Пой, ямщикъ! я молча, жадно
Буду слушать голосъ твой.
Мѣсяцъ блѣдный свѣтить хладно,
Грустенъ вѣтра дальній вой….
Знаешь пѣсню ты — лучина…
(Соч., III, 163). Оттого то, быть можетъ, и могъ поэтъ такъ превосходно читать на собраніяхъ русскія пѣсни, о чемъ свидѣтельствуетъ, напр., Шевыревъ, (Майковъ, Пушкинъ, 331).
Знакомился Пушкинъ съ народной поэзіей чаще всего, конечно, путемъ чтенія.
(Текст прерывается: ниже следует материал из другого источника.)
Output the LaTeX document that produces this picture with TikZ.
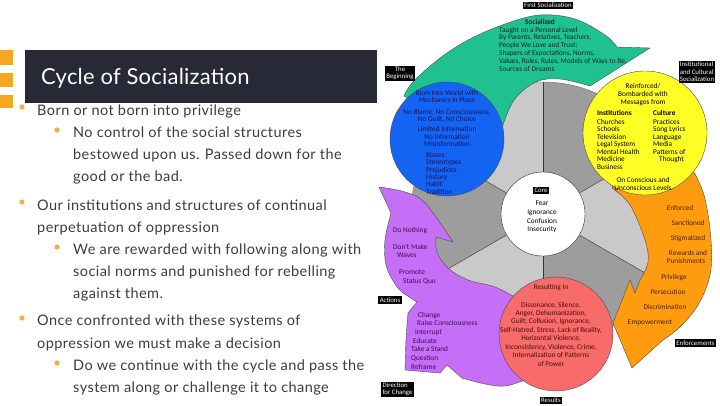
\documentclass[tikz,border=0pt]{standalone}
\usepackage{fontspec}
\setmainfont{Lato}
\newfontfamily\dfont{Carlito}
\newfontfamily\bodyfont[LetterSpace=3]{Lato}
\newfontfamily\titlefont[LetterSpace=1]{Lato}
\usetikzlibrary{calc}
\definecolor{barc}{HTML}{272A36}
\definecolor{sqor}{HTML}{F5A623}
\definecolor{bul}{HTML}{F2AE3F}
\definecolor{bodyc}{HTML}{3D3D3D}
\definecolor{grn}{HTML}{1FC190}
\definecolor{blu}{HTML}{1464F4}
\definecolor{yel}{HTML}{FFFF26}
\definecolor{org}{HTML}{FF9B0F}
\definecolor{rd}{HTML}{F76B6B}
\definecolor{pur}{HTML}{C56EF7}
\definecolor{lgr}{HTML}{C9C9C9}
\definecolor{dgr}{HTML}{9D9D9D}
\definecolor{btxt}{HTML}{13135C}
\definecolor{ptxt}{HTML}{3A0D57}
\definecolor{rtxt}{HTML}{4D0B0B}
\definecolor{otxt}{HTML}{4A2000}
\definecolor{gtxt}{HTML}{0D2A20}
\begin{document}
\begin{tikzpicture}[x=1pt,y=-1pt,
  dtxt/.style={font=\dfont\fontsize{7.3}{8}\selectfont, inner sep=0pt},
  lab/.style={fill=black, text=white, font=\dfont\fontsize{6.8}{7.4}\selectfont, inner sep=1.3pt},
  shp/.style={draw=black!70, line width=0.4pt},
  btx/.style={font=\bodyfont\fontsize{14.5}{17}\selectfont, text=bodyc, inner sep=0pt, anchor=base west},
  bdot/.style={fill=bul, draw=none}
]
\useasboundingbox (0,0) rectangle (720,405);
\fill[white] (0,0) rectangle (720,405);

% ---------- left slide part ----------
\fill[sqor] (0,50) rectangle (13,65);
\fill[sqor] (0,73) rectangle (13,87);
\fill[sqor] (0,95) rectangle (13,108);
\fill[barc] (25,50) rectangle (377,103);
\node[anchor=base west, inner sep=0pt, text=white, font=\titlefont\fontsize{22}{26}\selectfont] (title) at (41,84) {Cycle of Socialization};

\foreach \bx/\by in {22/107, 57/130, 22/202, 57/247, 22/318, 57/363}
  \fill[bdot] (\bx,\by) circle[radius=2.6pt];

\node[btx] (l1) at (37,115) {Born or not born into privilege};
\node[btx] (l2) at (73,137) {No control of the social structures};
\node[btx] (l3) at (73,159) {bestowed upon us. Passed down for the};
\node[btx] (l4) at (73,181) {good or the bad.};
\node[btx] (l5) at (37,210) {Our institutions and structures of continual};
\node[btx] (l6) at (37,232) {perpetuation of oppression};
\node[btx] (l7) at (73,254) {We are rewarded with following along with};
\node[btx] (l8) at (73,276) {social norms and punished for rebelling};
\node[btx] (l9) at (73,298) {against them.};
\node[btx] (l10) at (37,325) {Once confronted with these systems of};
\node[btx] (l11) at (37,348) {oppression we must make a decision};
\node[btx] (l12) at (73,370) {Do we continue with the cycle and pass the};
\node[btx] (l13) at (73,392) {system along or challenge it to change};

% ---------- diagram ----------
\coordinate (C) at (543,214);
\begin{scope}
  \clip (C) circle[radius=132pt];
  \fill[lgr] (C) circle[radius=132pt];
  \foreach \a in {30,150,270}
    \fill[dgr] (C) -- ($(C)+(\a:400)$) -- ($(C)+(\a+60:400)$) -- cycle;
\end{scope}
\foreach \a in {30,90,150,210,270,330}
  \draw[black!80, line width=0.4pt] ($(C)+(\a:40)$) -- ($(C)+(\a:132)$);
\draw[black!60, line width=0.3pt] (C) circle[radius=132pt];

% green arrow
\filldraw[shp, fill=grn] plot[smooth, tension=0.6] coordinates {(404,96) (413,82) (440,58) (470,39) (505,24) (540,15) (575,19) (605,35) (617,47)}
  -- (650,48) -- (590,86)
  -- plot[smooth, tension=0.6] coordinates {(590,86) (560,79) (536,82) (514,100) (502,128)}
  -- (440,115) -- cycle;

% orange arrow
\filldraw[shp, fill=org] (650,180) -- plot[smooth, tension=0.6] coordinates {(690,165) (704,195) (711,240) (710,275) (698,305) (680,327) (663,340)}
  -- (632,368) -- (613,323) -- (630,280) -- (635,293) -- (640,280)
  -- plot[smooth, tension=0.6] coordinates {(640,280) (648,262) (645,240) (630,205) (612,188)}
  -- (620,170) -- cycle;

% purple arrow
\filldraw[shp, fill=pur] (379,187)
  -- plot[smooth, tension=0.6] coordinates {(379,187) (405,192) (425,203) (453,242)}
  -- (436,237)
  -- plot[smooth, tension=0.6] coordinates {(436,237) (437,252) (448,268) (468,280) (495,287) (520,300)}
  -- (530,360) -- (525,380)
  -- plot[smooth, tension=0.6] coordinates {(525,380) (505,386) (485,384) (462,378)}
  -- (447,365) -- (440,373) -- (405,370)
  -- plot[smooth, tension=0.6] coordinates {(405,370) (406,340) (408,313)}
  -- (417,302) -- (403,293)
  -- plot[smooth, tension=0.6] coordinates {(403,293) (395,284) (386,265) (385,240) (391,213)}
  -- cycle;

% circles
\filldraw[shp, fill=blu] (447,139) circle[radius=57pt];
\filldraw[shp, fill=yel] (645,133) circle[radius=62pt];
\filldraw[shp, fill=rd] (556,334) circle[radius=57pt];
\filldraw[black!80, line width=0.4pt, fill=white] (C) circle[radius=42pt];

% green texts
\node[dtxt, anchor=base, text=gtxt] (soc) at (540,24) {\textbf{Socialized}};
\foreach \yy/\lbl in {32/{Taught on a Personal Level}, 39.5/{By Parents, Relatives, Teachers,}, 47/{People We Love and Trust:}, 55/{Shapers of Expectations, Norms,}, 63/{Values, Roles, Rules, Models of Ways to Be,}, 71/{Sources of Dreams}}
  \node[dtxt, anchor=base west, text=gtxt] at (499,\yy) {\lbl};

% blue texts
\foreach \yy/\lbl in {95/{Born into World with}, 102/{Mechanics in Place}, 114/{No Blame, No Consciousness,}, 121/{No Guilt, No Choice}, 131/{Limited Information}, 139/{No Information}, 146/{Misinformation}}
  \node[dtxt, anchor=base, text=btxt] at (447,\yy) {\lbl};
\foreach \yy/\lbl in {157/Biases, 164/Stereotypes, 172/Prejudices, 179/History, 186/Habit, 194/Tradition}
  \node[dtxt, anchor=base west, text=btxt] at (426,\yy) {\lbl};

% yellow texts
\foreach \yy/\lbl in {88/{Reinforced/}, 96/{Bombarded with}, 104/{Messages from}, 182/{On Conscious and}, 190/{Unconscious Levels}}
  \node[dtxt, anchor=base, text=black] at (643,\yy) {\lbl};
\node[dtxt, anchor=base west] (inst) at (597,115) {\textbf{Institutions}};
\foreach \yy/\lbl in {124/Churches, 131.5/Schools, 139/Television, 146.5/Legal System, 154/Mental Health, 161.5/Medicine, 169/Business}
  \node[dtxt, anchor=base west] at (597,\yy) {\lbl};
\node[dtxt, anchor=base west] (cult) at (653,115) {\textbf{Culture}};
\foreach \yy/\lbl in {124/Practices, 131.5/Song Lyrics, 139/Language, 146.5/Media, 154/Patterns of}
  \node[dtxt, anchor=base west] at (653,\yy) {\lbl};
\node[dtxt, anchor=base west] (thought) at (659,161.5) {Thought};

% core texts
\foreach \yy/\lbl in {205/Fear, 214/Ignorance, 223/Confusion, 231.5/Insecurity}
  \node[dtxt, anchor=base] at (542,\yy) {\lbl};

% purple texts
\foreach \xx/\yy/\lbl in {393/232/Do Nothing, 393/249/Don't Make, 397/257/Waves, 399/274/Promote, 403/283/Status Quo, 418/317/Change, 417/325/Raise Consciousness, 415/334/Interrupt, 413/343/Educate, 411/351/Take a Stand, 411/360/Question, 411/369/Reframe}
  \node[dtxt, anchor=base west, text=ptxt] at (\xx,\yy) {\lbl};

% red texts
\foreach \yy/\lbl in {289/{Resulting In}, 307/{Dissonance, Silence,}, 315/{Anger, Dehumanization,}, 323/{Guilt, Collusion, Ignorance,}, 332/{Self-Hatred, Stress, Lack of Reality,}, 340/{Horizontal Violence,}, 349/{Inconsistency, Violence, Crime,}, 357/{Internalization of Patterns}, 366/{of Power}}
  \node[dtxt, anchor=base, text=rtxt] at (551,\yy) {\lbl};

% orange texts
\foreach \xx/\yy/\lbl in {680/210/Enforced, 688/225/Sanctioned, 688/240/Stigmatized, 688/255/Rewards and, 686/263/Punishments, 674/279/Privilege, 668/294/Persecution, 665/309/Discrimination, 650/324/Empowerment}
  \node[dtxt, anchor=base, text=otxt] at (\xx,\yy) {\lbl};

% labels
\node[lab] (first) at (548,5.5) {First Socialization};
\node[lab, align=center] (begin) at (400,73.5) {The\\Beginning};
\node[lab, align=left] (instsoc) at (697,72) {Institutional\\and Cultural\\Socialization};
\node[lab] (core) at (541,190.5) {Core};
\node[lab] (actions) at (390,300) {Actions};
\node[lab, align=left] (dirch) at (397.5,389.5) {Direction\\for Change};
\node[lab] (enf) at (695.5,343) {Enforcements};
\node[lab] (res) at (551,400.5) {Results};
\end{tikzpicture}
\end{document}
Такъ изъ внимательнаго библіографическаго анализа мы можемъ заключить, что онъ часто пользовался «Пѣсенникомъ» 1780 г. (см. мою ст. «О рус. нар. пѣсняхъ, перевед. Пушкинымъ на франц. яз.», — Сборникъ Петерб. ун. въ память П., 1900 г.), собраніемъ «Русскихъ Сказокъ» Чулкова, изд. Новикова (проф. Владиміровъ, «П. и его предшественники въ русскихъ лит.», — Сборн. Кіев. ун. въ пам. П.). «Древн. Poс. Стихотворенія» Кирши Данилова лицеисты имѣли еще въ 1815 г. въ рукахъ (дневникъ Кюхельбекера, «Рус. Старика», 1875, XIII, 502).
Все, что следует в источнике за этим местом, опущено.